*** Data extract ***
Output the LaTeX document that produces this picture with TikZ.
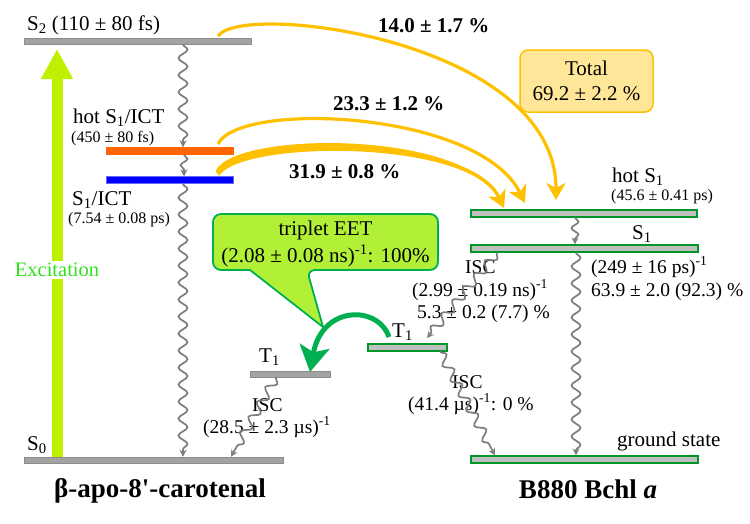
\documentclass[tikz,border=0pt]{standalone}
\usepackage{fontspec}
\setmainfont{Liberation Serif}
\usepackage{tikz}
\usetikzlibrary{arrows.meta}
\usetikzlibrary{decorations.pathmorphing}
\tikzset{>=Stealth}
\definecolor{bargray}{RGB}{163,163,163}
\definecolor{barline}{RGB}{140,140,140}
\definecolor{barlight}{RGB}{192,192,192}
\definecolor{bargreen}{RGB}{0,150,40}
\definecolor{hotorange}{RGB}{255,102,0}
\definecolor{transfer}{RGB}{255,192,0}
\definecolor{totalfill}{RGB}{255,230,153}
\definecolor{eetgreen}{RGB}{0,176,80}
\definecolor{calloutfill}{RGB}{178,240,55}
\definecolor{excgreen}{RGB}{190,240,0}
\definecolor{exctext}{RGB}{50,225,30}
\definecolor{wavegray}{RGB}{125,125,125}
\tikzset{
  bar/.style={rectangle, inner sep=0pt, minimum height=6pt, fill=bargray, draw=barline, line width=0.5pt},
  gbar/.style={bar, minimum height=7pt, fill=barlight, draw=bargreen, line width=1.2pt},
  wave/.style={draw=wavegray, line width=1.7pt, decorate,
    decoration={snake, amplitude=4.5pt, segment length=17pt, post length=5pt},
    -{Stealth[length=7pt,width=7pt]}},
  xfer/.style={draw=transfer, line width=3.2pt, -{Stealth[length=17pt,width=19pt,inset=5pt]}},
  lbl/.style={inner sep=0pt, font=\fontsize{21}{24}\selectfont},
  sml/.style={inner sep=0pt, font=\fontsize{16}{18}\selectfont},
  ann/.style={inner sep=0pt, font=\fontsize{19.5}{22}\selectfont},
  pct/.style={inner sep=0pt, font=\fontsize{21}{24}\selectfont\bfseries},
  ttl/.style={inner sep=0pt, font=\fontsize{27}{30}\selectfont\bfseries}
}

\begin{document}
\begin{tikzpicture}[x=1pt,y=-1pt]
\useasboundingbox (0,0) rectangle (750,523);

% carotenal levels
\node[bar, minimum width=227] (s2) at (137.5,41) {};
\node[bar, minimum width=127, minimum height=7pt, fill=hotorange, draw=hotorange] (hot) at (169.5,151) {};
\node[bar, minimum width=127, minimum height=7pt, fill=blue, draw=blue!60] (ict) at (169.5,180) {};
\node[bar, minimum width=80] (t1l) at (290,374) {};
\node[bar, minimum width=259] (s0) at (153.5,460) {};

% B880 levels
\node[gbar, minimum width=226] (hs1) at (584,213.5) {};
\node[gbar, minimum width=227] (s1) at (584.5,248.5) {};
\node[gbar, minimum width=79] (t1r) at (407.5,347.5) {};
\node[gbar, minimum width=227] (gs) at (584.5,459.5) {};

% labels
\node[lbl, anchor=base west] (ls2) at (27,30) {S\textsubscript{2} (110 ± 80 fs)};
\node[lbl, anchor=base west] (lhot) at (73,123) {hot S\textsubscript{1}/ICT};
\node[sml, anchor=base west] (thot) at (71,142) {(450 ± 80 fs)};
\node[lbl, anchor=base west] (lict) at (72,205) {S\textsubscript{1}/ICT};
\node[sml, anchor=base west] (tict) at (68,223) {(7.54 ± 0.08 ps)};
\node[lbl, anchor=base west] (ls0) at (27,450) {S\textsubscript{0}};
\node[lbl, anchor=base west] (lt1l) at (259,362) {T\textsubscript{1}};
\node[ann, anchor=base west] (isc1) at (252,411) {ISC};
\node[ann, anchor=base west] (tisc1) at (203,433) {(28.5 ± 2.3 µs)\textsuperscript{-1}};

\node[lbl, anchor=base west] (lhs1) at (612,182) {hot S\textsubscript{1}};
\node[sml, anchor=base west] (ths1) at (611,200) {(45.6 ± 0.41 ps)};
\node[lbl, anchor=base west] (ls1) at (632,239) {S\textsubscript{1}};
\node[ann, anchor=base west] (ts1a) at (591,273) {(249 ± 16 ps)\textsuperscript{-1}};
\node[ann, anchor=base west] (ts1b) at (591,296) {63.9 ± 2.0 (92.3) \%};
\node[ann, anchor=base west] (isc2) at (465,273) {ISC};
\node[ann, anchor=base west] (tisc2a) at (412,296) {(2.99 ± 0.19 ns)\textsuperscript{-1}};
\node[ann, anchor=base west] (tisc2b) at (417,318) {5.3 ± 0.2 (7.7) \%};
\node[lbl, anchor=base west] (lt1r) at (392,337) {T\textsubscript{1}};
\node[ann, anchor=base west] (isc3) at (452,388) {ISC};
\node[ann, anchor=base west] (tisc3) at (408,410) {(41.4 µs)\textsuperscript{-1}: 0 \%};
\node[lbl, anchor=base west] (lgs) at (617,446) {ground state};

\node[ttl, anchor=base] (mol1) at (160,497) {β-apo-8\textquotesingle-carotenal};
\node[ttl, anchor=base] (mol2) at (588,498) {B880 Bchl \textit{a}};

% excitation
\coordinate (extop) at (57,49);
\draw[excgreen, line width=11pt, -{Triangle[width=30pt,length=30pt]}] (57,0 |- s0.north) -- (extop);
\node[lbl, fill=white, inner sep=2pt, text=exctext, font=\fontsize{20.5}{24}\selectfont] (exc) at (57,270) {Excitation};

% relaxation
\draw[wave] (183,0 |- s2.south) to (183,0 |- hot.north);
\draw[wave, decoration={snake, amplitude=3.5pt, segment length=13pt, post length=4pt}] (184,0 |- hot.south) to (184,0 |- ict.north);
\draw[wave] (183,0 |- ict.south) to (183,0 |- s0.north);
\draw[wave] (276,0 |- t1l.south) to (231,0 |- s0.north);
\draw[wave, decoration={snake, amplitude=3.5pt, segment length=13pt, post length=4pt}] (575,0 |- hs1.south) to (575,0 |- s1.north);
\draw[wave] (576,0 |- s1.south) to (576,0 |- gs.north);
\draw[wave] (497,0 |- s1.south) to (427,338);
\draw[wave] (440,0 |- t1r.south) to (495,0 |- gs.north);

% energy transfer
\coordinate (o1s) at (218,36);
\coordinate (o1e) at (556,200);
\coordinate (o2s) at (218,144);
\coordinate (o2e) at (525,203);
\coordinate (o3s) at (217,173);
\coordinate (o3e) at (504,208);
\draw[xfer] (o1s) .. controls +(24,-35) and +(0,-160) .. (o1e);
\draw[xfer] (o2s) .. controls +(22,-44) and +(-45,-92) .. (o2e);
\fill[transfer] (216,170) .. controls (239,130) and (468,131) .. (497,197)
  .. controls (467,139) and (241,140) .. (219,176) -- cycle;
\draw[xfer] (o3s) .. controls +(23,-37) and +(-34,-73) .. (o3e);

\node[pct, anchor=base west] (p1) at (378,32) {14.0 ± 1.7 \%};
\node[pct, anchor=base west] (p2) at (333,110) {23.3 ± 1.2 \%};
\node[pct, anchor=base west] (p3) at (289,178) {31.9 ± 0.8 \%};

\node[draw=transfer, fill=totalfill, line width=1.5pt, rounded corners=8pt,
  minimum width=133pt, minimum height=62pt, align=center,
  font=\fontsize{21}{25}\selectfont] (tot) at (586.5,81) {Total\\69.2 ± 2.2 \%};

% triplet EET
\draw[draw=eetgreen, fill=calloutfill, line width=1.8pt, rounded corners=8pt]
  (250,270) -- (213,270) -- (213,214) -- (438,214) -- (438,270) -- (307,270)
  [sharp corners] -- (323,327) -- cycle;
\node[align=center, inner sep=0pt, font=\fontsize{21}{27}\selectfont] (eet) at (325.5,243.5)
  {triplet EET\\(2.08 ± 0.08 ns)\textsuperscript{-1}: 100\%};
\coordinate (eets) at (389,337);
\coordinate (eete) at (310,372);
\draw[eetgreen, line width=5pt, -{Stealth[width=30pt,length=26pt,inset=6pt]}]
  (eets) .. controls +(-11,-32) and +(12,-67) .. (eete);
\end{tikzpicture}
\end{document}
***
Starting at the top of the listing above, reproduce each line up to and including the one with "minimum width=259] (s0)"; omit the pictures.

* [Result for this exercise]:
Output the LaTeX document that produces this picture with TikZ.
\documentclass[tikz,border=0pt]{standalone}
\usepackage{fontspec}
\setmainfont{Liberation Serif}
\usepackage{tikz}
\usetikzlibrary{arrows.meta}
\usetikzlibrary{decorations.pathmorphing}
\tikzset{>=Stealth}
\definecolor{bargray}{RGB}{163,163,163}
\definecolor{barline}{RGB}{140,140,140}
\definecolor{barlight}{RGB}{192,192,192}
\definecolor{bargreen}{RGB}{0,150,40}
\definecolor{hotorange}{RGB}{255,102,0}
\definecolor{transfer}{RGB}{255,192,0}
\definecolor{totalfill}{RGB}{255,230,153}
\definecolor{eetgreen}{RGB}{0,176,80}
\definecolor{calloutfill}{RGB}{178,240,55}
\definecolor{excgreen}{RGB}{190,240,0}
\definecolor{exctext}{RGB}{50,225,30}
\definecolor{wavegray}{RGB}{125,125,125}
\tikzset{
  bar/.style={rectangle, inner sep=0pt, minimum height=6pt, fill=bargray, draw=barline, line width=0.5pt},
  gbar/.style={bar, minimum height=7pt, fill=barlight, draw=bargreen, line width=1.2pt},
  wave/.style={draw=wavegray, line width=1.7pt, decorate,
    decoration={snake, amplitude=4.5pt, segment length=17pt, post length=5pt},
    -{Stealth[length=7pt,width=7pt]}},
  xfer/.style={draw=transfer, line width=3.2pt, -{Stealth[length=17pt,width=19pt,inset=5pt]}},
  lbl/.style={inner sep=0pt, font=\fontsize{21}{24}\selectfont},
  sml/.style={inner sep=0pt, font=\fontsize{16}{18}\selectfont},
  ann/.style={inner sep=0pt, font=\fontsize{19.5}{22}\selectfont},
  pct/.style={inner sep=0pt, font=\fontsize{21}{24}\selectfont\bfseries},
  ttl/.style={inner sep=0pt, font=\fontsize{27}{30}\selectfont\bfseries}
}

\begin{document}
\begin{tikzpicture}[x=1pt,y=-1pt]
\useasboundingbox (0,0) rectangle (750,523);

% carotenal levels
\node[bar, minimum width=227] (s2) at (137.5,41) {};
\node[bar, minimum width=127, minimum height=7pt, fill=hotorange, draw=hotorange] (hot) at (169.5,151) {};
\node[bar, minimum width=127, minimum height=7pt, fill=blue, draw=blue!60] (ict) at (169.5,180) {};
\node[bar, minimum width=80] (t1l) at (290,374) {};
\node[bar, minimum width=259] (s0) at (153.5,460) {};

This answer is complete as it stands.